All that you touch
You Change.
All that you Change
Changes you.
The only lasting truth
Is Change.
God
Is Change.
Earthseed: The Books of the Living
Saturday, July 20, 2024
One thing that’s changed since Octavia E. Butler first published her 1993 dystopian masterpiece Parable of the Sower is that her prescience has come more clearly and disturbingly into focus. Hailed as a landmark of Afrofuturism, the novel and its sequel, 1998’s Parable of the Talents, read increasingly like tomorrow’s headlines.
Unfolding in the journal of teenaged Lauren Olamina, a character with all the revelatory power of Huck Finn, the Joads and other American castoffs forced to hit the road for survival, Parable of the Sower describes California as a chaotic landscape where water is privatized and the weather is more unstable and extreme due to global warming.
Law and order has broken down as new illegal drugs drive people to commit wanton acts of destruction. Anyone without protections afforded by wealth is subject to looting and violence at the hands of the dispossessed. Did I mention that the novel opens on July 20, 2024?
For vocalist, guitarist and composer Toshi Reagon and her legendary mother, civil rights activist, scholar and Sweet Honey in the Rock founder Bernice Johnson Reagon, that impending date served as a beacon. They’ve been developing the music for decades, and ended up bringing Parable of the Sower to the stage as a “congregational opera.” Co-directed by Eric Ting and Signe V. Harriday, the latest production makes its Bay Area premiere May 5 and 6 at UC Berkeley’s Zellerbach Hall, presented by Cal Performances.
Toshi Reagon, a life-long science fiction fan who read Parable when it was first published, saw Butler’s story as a creative challenge. “I thought Parable would be innovative for us to witness,” she says, noting that the unspecified apocalypse that sets the scene for the novel seemed a long way off in 1993. “I thought, ‘That’s terrible, but that can’t happen.’”
In recent years, however, events have made her feel “a desperation to get it out. I didn’t want to go into 2024 without something in my hand,” she says, particularly as the news increasingly came to echo Butler’s tale. “There is no way we can all be okay with the way governments are leading the planet. Octavia makes the options so clear. You take these steps or you’re on the highway.”
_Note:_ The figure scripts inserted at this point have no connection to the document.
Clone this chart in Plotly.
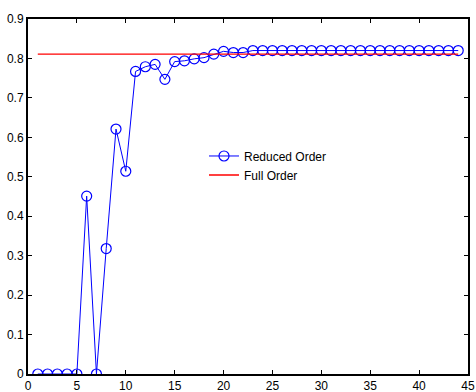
import plotly.graph_objects as go

x_reduced = list(range(1, 45))
y_reduced = [0, 0, 0, 0, 0, 0.451, 0, 0.318, 0.621, 0.514,
             0.767, 0.779, 0.785, 0.747, 0.792, 0.794, 0.799, 0.802, 0.811, 0.818,
             0.815, 0.815] + [0.82] * 22
x_full = [1, 44]
y_full = [0.811, 0.811]

x_ticks = [0, 5, 10, 15, 20, 25, 30, 35, 40, 45]
y_ticks = [0, 0.1, 0.2, 0.3, 0.4, 0.5, 0.6, 0.7, 0.8, 0.9]
y_tick_text = ["0", "0.1", "0.2", "0.3", "0.4", "0.5", "0.6", "0.7", "0.8", "0.9"]

font_family = "Liberation Sans Narrow, Arial Narrow, Liberation Sans, Arial"

fig = go.Figure()
fig.add_trace(go.Scatter(
    x=x_reduced, y=y_reduced, mode="lines+markers", name="Reduced Order",
    line=dict(color="#0000ff", width=1),
    marker=dict(symbol="circle-open", size=10, color="#0000ff", line=dict(width=1.2)),
))
fig.add_trace(go.Scatter(
    x=x_full, y=y_full, mode="lines", name="Full Order",
    line=dict(color="#ff0000", width=1.3),
))

axis_common = dict(
    showgrid=False, zeroline=False, showline=True, linecolor="black", linewidth=2,
    mirror="ticks", ticks="inside", ticklen=4, tickcolor="black", tickwidth=1,
    tickfont=dict(family=font_family, size=12, color="black"),
    ticklabeloverflow="allow",
)
fig.update_xaxes(range=[0, 45], tickvals=x_ticks, ticktext=[str(t) for t in x_ticks],
                 ticklabelstandoff=0, **axis_common)
fig.update_yaxes(range=[0, 0.9], tickvals=y_ticks, ticktext=y_tick_text, **axis_common)

fig.update_layout(
    width=476, height=392,
    margin=dict(l=28, r=8, t=19, b=18, autoexpand=False),
    plot_bgcolor="white", paper_bgcolor="white",
    showlegend=True,
    legend=dict(x=0.40, y=0.655, xanchor="left", yanchor="top",
                bgcolor="rgba(255,255,255,0)", borderwidth=0,
                font=dict(family=font_family, size=12, color="black"),
                tracegroupgap=2, itemwidth=30),
)

fig.write_html("out.html")
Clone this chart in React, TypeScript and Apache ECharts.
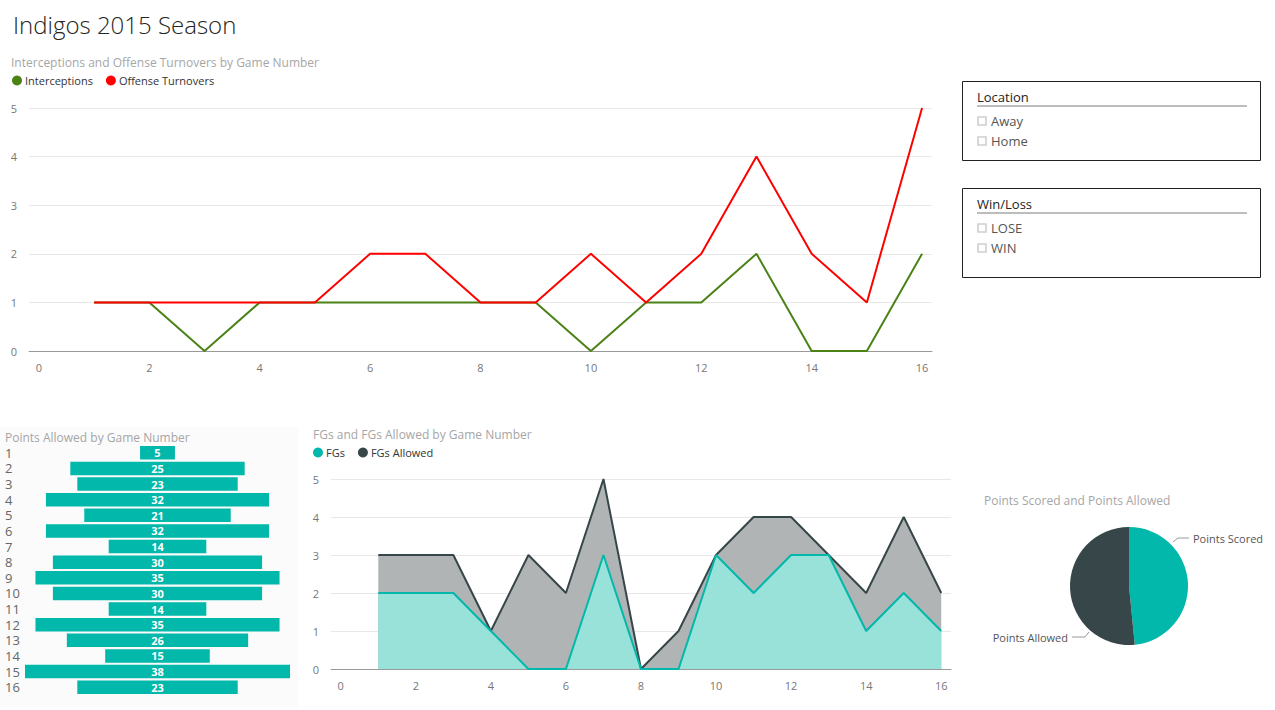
import React, { useEffect, useRef } from "react";
import * as echarts from "echarts";

const games = [1, 2, 3, 4, 5, 6, 7, 8, 9, 10, 11, 12, 13, 14, 15, 16];
const interceptions = [1, 1, 0, 1, 1, 1, 1, 1, 1, 0, 1, 1, 2, 0, 0, 2];
const offenseTurnovers = [1, 1, 1, 1, 1, 2, 2, 1, 1, 2, 1, 2, 4, 2, 1, 5];
const pointsAllowed = [5, 25, 23, 32, 21, 32, 14, 30, 35, 30, 14, 35, 26, 15, 38, 23];
const fgs = [2, 2, 2, 1, 0, 0, 3, 0, 0, 3, 2, 3, 3, 1, 2, 1];
const fgsAllowed = [3, 3, 3, 1, 3, 2, 5, 0, 1, 3, 4, 4, 3, 2, 4, 2];
const pointsScoredTotal = 374;
const xTickValues = [0, 2, 4, 6, 8, 10, 12, 14, 16];
const locationOptions = ["Away", "Home"];
const winLossOptions = ["LOSE", "WIN"];

const FONT = '"Segoe UI", "Open Sans", sans-serif';
const TEAL = "#01B8AA";
const DARK = "#374649";
const GREEN = "#4A8216";
const RED = "#FF0000";
const TITLE_GRAY = "#A6A6A6";
const AXIS_TXT = "#777777";

function slicer(title: string, options: string[], x: number, y: number, w: number, h: number) {
  const children: any[] = [
    { type: "rect", shape: { x: x + 0.5, y: y + 0.5, width: w, height: h }, style: { fill: "#fff", stroke: "#222", lineWidth: 1 } },
    { type: "text", x: x + 15, y: y + 16, style: { text: title, fill: "#222", font: `13px ${FONT}`, verticalAlign: "middle" } },
    { type: "line", shape: { x1: x + 15, y1: y + 25, x2: x + 285, y2: y + 25 }, style: { stroke: "#BDBDBD", lineWidth: 2 } },
  ];
  options.forEach((o, i) => {
    const cy = y + 40 + i * 20;
    children.push({ type: "rect", shape: { x: x + 16, y: cy - 4, width: 8, height: 8 }, style: { fill: "#fff", stroke: "#CFCFCF", lineWidth: 1.6 } });
    children.push({ type: "text", x: x + 29, y: cy, style: { text: o, fill: "#555", font: `13px ${FONT}`, verticalAlign: "middle" } });
  });
  return { type: "group", children };
}

export default function App() {
  const ref = useRef<HTMLDivElement>(null);
  useEffect(() => {
    document.body.style.margin = "0";
    const chart = echarts.init(ref.current!, undefined, { renderer: "svg" });
    const maxPA = Math.max(...pointsAllowed);
    const titleStyle = { fontFamily: FONT, fontSize: 12, fontWeight: "normal" as const, color: TITLE_GRAY };
    const legendText = { fontFamily: FONT, fontSize: 11, color: "#333", padding: [0, 0, 0, -2] };
    const option: any = {
      animation: false,
      textStyle: { fontFamily: FONT },
      title: [
        { text: "Indigos 2015 Season", left: 8, top: 7, textStyle: { fontFamily: FONT, fontSize: 24, fontWeight: 300, color: "#252423" } },
        { text: "Interceptions and Offense Turnovers by Game Number", left: 6, top: 51, textStyle: titleStyle },
        { text: "Points Allowed by Game Number", left: 0, top: 426, textStyle: titleStyle },
        { text: "FGs and FGs Allowed by Game Number", left: 308, top: 423, textStyle: titleStyle },
        { text: "Points Scored and Points Allowed", left: 979, top: 489, textStyle: titleStyle },
      ],
      legend: [
        {
          data: ["Interceptions", "Offense Turnovers"], left: 12, top: 75, icon: "circle", itemWidth: 10, itemHeight: 10, itemGap: 13,
          padding: 0, textStyle: legendText,
        },
        {
          data: ["FGs", "FGs Allowed"], left: 313, top: 447, icon: "circle", itemWidth: 10, itemHeight: 10, itemGap: 13,
          padding: 0, textStyle: legendText,
        },
      ],
      grid: [
        { left: 29, top: 108, width: 903, height: 243 },
        { left: 25, top: 445, width: 265, height: 250 },
        { left: 331, top: 479, width: 620, height: 190 },
      ],
      xAxis: [
        {
          gridIndex: 0, type: "value", min: -0.18, max: 16.18,
          axisLine: { lineStyle: { color: "#999" } }, axisTick: { show: false }, splitLine: { show: false },
          axisLabel: { customValues: xTickValues, color: AXIS_TXT, fontSize: 11, margin: 11, fontFamily: FONT },
        },
        { gridIndex: 1, type: "value", min: 0, max: maxPA, show: false },
        {
          gridIndex: 2, type: "value", min: -0.26, max: 16.26,
          axisLine: { lineStyle: { color: "#999" } }, axisTick: { show: false }, splitLine: { show: false },
          axisLabel: { customValues: xTickValues, color: AXIS_TXT, fontSize: 11, margin: 11, fontFamily: FONT },
        },
      ],
      yAxis: [
        {
          gridIndex: 0, type: "value", min: 0, max: 5, interval: 1,
          axisLine: { show: false }, axisTick: { show: false },
          splitLine: { lineStyle: { color: "#E8E8E8" } },
          axisLabel: { color: AXIS_TXT, fontSize: 11, margin: 12, fontFamily: FONT },
        },
        {
          gridIndex: 1, type: "category", inverse: true, data: games.map(String),
          axisLine: { show: false }, axisTick: { show: false },
          axisLabel: { interval: 0, align: "left", margin: 20, color: "#666", fontSize: 13, fontFamily: FONT },
        },
        {
          gridIndex: 2, type: "value", min: 0, max: 5, interval: 1,
          axisLine: { show: false }, axisTick: { show: false },
          splitLine: { lineStyle: { color: "#E8E8E8" } },
          axisLabel: { color: AXIS_TXT, fontSize: 11, margin: 12, fontFamily: FONT },
        },
      ],
      graphic: [
        { type: "rect", z: -10, silent: true, shape: { x: 0, y: 427, width: 298, height: 280 }, style: { fill: "#FBFBFB" } },
        slicer("Location", locationOptions, 962, 81, 298, 79),
        slicer("Win/Loss", winLossOptions, 962, 188, 298, 89),
      ],
      series: [
        {
          name: "Interceptions", type: "line", xAxisIndex: 0, yAxisIndex: 0, showSymbol: false, color: GREEN,
          lineStyle: { width: 2, color: GREEN }, data: games.map((g, i) => [g, interceptions[i]]),
        },
        {
          name: "Offense Turnovers", type: "line", xAxisIndex: 0, yAxisIndex: 0, showSymbol: false, color: RED,
          lineStyle: { width: 2, color: RED }, data: games.map((g, i) => [g, offenseTurnovers[i]]),
        },
        {
          name: "base", type: "bar", xAxisIndex: 1, yAxisIndex: 1, stack: "pa", barCategoryGap: "14%",
          itemStyle: { color: "transparent" }, silent: true,
          data: pointsAllowed.map((v) => (maxPA - v) / 2),
        },
        {
          name: "Points Allowed", type: "bar", xAxisIndex: 1, yAxisIndex: 1, stack: "pa", barCategoryGap: "14%",
          itemStyle: { color: TEAL },
          label: { show: true, position: "inside", color: "#fff", fontWeight: "bold", fontSize: 11, fontFamily: FONT },
          data: pointsAllowed,
        },
        {
          name: "FGs Allowed", type: "line", xAxisIndex: 2, yAxisIndex: 2, showSymbol: false, color: DARK,
          lineStyle: { width: 2, color: DARK }, areaStyle: { color: "#B0B4B5", opacity: 1 },
          data: games.map((g, i) => [g, fgsAllowed[i]]),
        },
        {
          name: "FGs", type: "line", xAxisIndex: 2, yAxisIndex: 2, showSymbol: false, color: TEAL,
          lineStyle: { width: 2, color: TEAL }, areaStyle: { color: "#99E2DA", opacity: 1 },
          data: games.map((g, i) => [g, fgs[i]]),
        },
        {
          name: "Points Split", type: "pie", center: [1129, 586], radius: 59, startAngle: 90, clockwise: true,
          label: { show: true, color: "#555", fontSize: 11, fontFamily: FONT, overflow: "none" },
          labelLine: { show: true, length: 8, length2: 12, lineStyle: { color: "#999", width: 1 } },
          labelLayout: (p: any) =>
            p.dataIndex === 0
              ? { x: 1193, y: 538, align: "left", verticalAlign: "middle", labelLinePoints: [[1173, 542], [1178, 538], [1189, 538]] }
              : { x: 1068, y: 637, align: "right", verticalAlign: "middle", labelLinePoints: [[1089, 632], [1085, 637], [1072, 637]] },
          data: [
            { name: "Points Scored", value: pointsScoredTotal, itemStyle: { color: TEAL } },
            { name: "Points Allowed", value: pointsAllowed.reduce((a, b) => a + b, 0), itemStyle: { color: DARK } },
          ],
        },
      ],
    };
    chart.setOption(option);
    return () => chart.dispose();
  }, []);
  return <div ref={ref} style={{ width: 1275, height: 710 }} />;
}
Part of what sets Parable apart from other classic dystopian tales like George Orwell’s 1984, Aldous Huxley’s Brave New World and Cormac McCarthy’s The Road is that Butler offers far more than a vision of Hobbesian humanity at its worst. She also details a path forward, via Lauren’s epigraphic philosophy about change as the universe’s governing force. Teased out and applied to envisioning a new society, her creed resonates deeply with African American music’s deepest roots, spirituals and blues, which defined, healed and sustained embattled communities through extreme depredations.
If there’s anything Toshi wants people to understand about Parable it’s that “it really is an opera,” she says. “It is not a musical. No one is going to stop and talk to you. We sing for a few hours, and we definitely follow the arc of the book. The first half of the story is in a community where the trouble is coming. The second half is in the unknown, trying to get somewhere else and survive. There’s a lot of narrative, so even if you didn’t read the books the story is recognizable.”
Parable’s birth was midwifed by Toni Morrison. In the late 1990s, she invited Bernice Johnson Reagon to teach an Atelier course at Princeton University. Given all her responsibilities — Sweet Honey in the Rock was touring internationally — Toshi took over from her mom to teach half the semester. After noticing Princeton’s numerous student a cappella ensembles, she realized the time was ripe to start writing music for Parable.